▸ The problem:
Everything in the listing except the pictures should be written out exactly.

▸ Source excerpt:
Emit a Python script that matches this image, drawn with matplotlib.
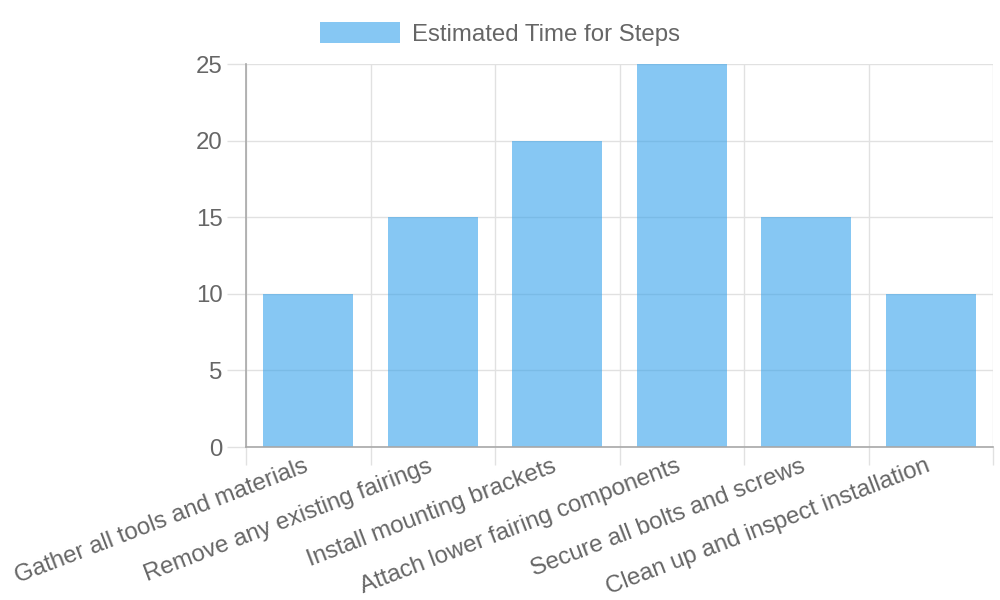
import numpy as np
import matplotlib
matplotlib.use("Agg")
import matplotlib.pyplot as plt
from matplotlib.ticker import FixedLocator
from matplotlib.transforms import ScaledTranslation

steps = ["Gather all tools and materials", "Remove any existing fairings",
         "Install mounting brackets", "Attach lower fairing components",
         "Secure all bolts and screws", "Clean up and inspect installation"]
minutes = [10, 15, 20, 25, 15, 10]
y_ticks = [0, 5, 10, 15, 20, 25]
series_name = "Estimated Time for Steps"

plt.rcParams['font.family'] = ['Liberation Sans', 'DejaVu Sans']
txt = '#666666'
grid = '#e1e1e1'
axis_c = '#a8a8a8'
fs = 17.3

fig = plt.figure(figsize=(10, 6), dpi=100)
ax = fig.add_axes([0.246, 0.255, 0.747, 0.638])

x = np.arange(len(steps))
ax.bar(x, minutes, width=0.72, color=(54/255, 162/255, 235/255, 0.6),
       edgecolor='none', zorder=2, label=series_name)

ax.set_xlim(-0.5, len(steps) - 0.5)
ax.set_ylim(0, 25)

# category boundaries carry ticks and grid, centres carry labels
ax.xaxis.set_major_locator(FixedLocator(x))
ax.xaxis.set_minor_locator(FixedLocator(np.arange(len(steps) + 1) - 0.5))
ax.set_xticklabels(steps, rotation=21, ha='right', rotation_mode='anchor',
                   fontsize=fs, color=txt)
ax.tick_params(axis='x', which='major', length=0, pad=6)
ax.tick_params(axis='x', which='minor', length=13, width=1, color=grid)
ax.grid(True, axis='x', which='minor', color=grid, linewidth=1, zorder=0)
shift = ScaledTranslation(-4 / 72, 0, fig.dpi_scale_trans)
for lab in ax.get_xticklabels():
    lab.set_transform(lab.get_transform() + shift)

ax.set_yticks(y_ticks)
ax.tick_params(axis='y', length=14, width=1, color=grid, pad=3,
               labelsize=fs, labelcolor=txt)
ax.grid(True, axis='y', which='major', color=grid, linewidth=1, zorder=0)
ax.set_axisbelow(True)

for side in ['top', 'right']:
    ax.spines[side].set_visible(False)
for side in ['left', 'bottom']:
    ax.spines[side].set_color(axis_c)
    ax.spines[side].set_linewidth(1.2)

fig.legend(loc='upper center', bbox_to_anchor=(0.5, 1.0), frameon=False,
           fontsize=fs, labelcolor=txt, handlelength=3.3, handleheight=1.0,
           handletextpad=0.5)

fig.savefig('out.png', dpi=100)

▸ Reply to the exercise:
Emit a Python script that matches this image, drawn with matplotlib.
import numpy as np
import matplotlib
matplotlib.use("Agg")
import matplotlib.pyplot as plt
from matplotlib.ticker import FixedLocator
from matplotlib.transforms import ScaledTranslation

steps = ["Gather all tools and materials", "Remove any existing fairings",
         "Install mounting brackets", "Attach lower fairing components",
         "Secure all bolts and screws", "Clean up and inspect installation"]
minutes = [10, 15, 20, 25, 15, 10]
y_ticks = [0, 5, 10, 15, 20, 25]
series_name = "Estimated Time for Steps"

plt.rcParams['font.family'] = ['Liberation Sans', 'DejaVu Sans']
txt = '#666666'
grid = '#e1e1e1'
axis_c = '#a8a8a8'
fs = 17.3

fig = plt.figure(figsize=(10, 6), dpi=100)
ax = fig.add_axes([0.246, 0.255, 0.747, 0.638])

x = np.arange(len(steps))
ax.bar(x, minutes, width=0.72, color=(54/255, 162/255, 235/255, 0.6),
       edgecolor='none', zorder=2, label=series_name)

ax.set_xlim(-0.5, len(steps) - 0.5)
ax.set_ylim(0, 25)

# category boundaries carry ticks and grid, centres carry labels
ax.xaxis.set_major_locator(FixedLocator(x))
ax.xaxis.set_minor_locator(FixedLocator(np.arange(len(steps) + 1) - 0.5))
ax.set_xticklabels(steps, rotation=21, ha='right', rotation_mode='anchor',
                   fontsize=fs, color=txt)
ax.tick_params(axis='x', which='major', length=0, pad=6)
ax.tick_params(axis='x', which='minor', length=13, width=1, color=grid)
ax.grid(True, axis='x', which='minor', color=grid, linewidth=1, zorder=0)
shift = ScaledTranslation(-4 / 72, 0, fig.dpi_scale_trans)
for lab in ax.get_xticklabels():
    lab.set_transform(lab.get_transform() + shift)

ax.set_yticks(y_ticks)
ax.tick_params(axis='y', length=14, width=1, color=grid, pad=3,
               labelsize=fs, labelcolor=txt)
ax.grid(True, axis='y', which='major', color=grid, linewidth=1, zorder=0)
ax.set_axisbelow(True)

for side in ['top', 'right']:
    ax.spines[side].set_visible(False)
for side in ['left', 'bottom']:
    ax.spines[side].set_color(axis_c)
    ax.spines[side].set_linewidth(1.2)

fig.legend(loc='upper center', bbox_to_anchor=(0.5, 1.0), frameon=False,
           fontsize=fs, labelcolor=txt, handlelength=3.3, handleheight=1.0,
           handletextpad=0.5)

fig.savefig('out.png', dpi=100)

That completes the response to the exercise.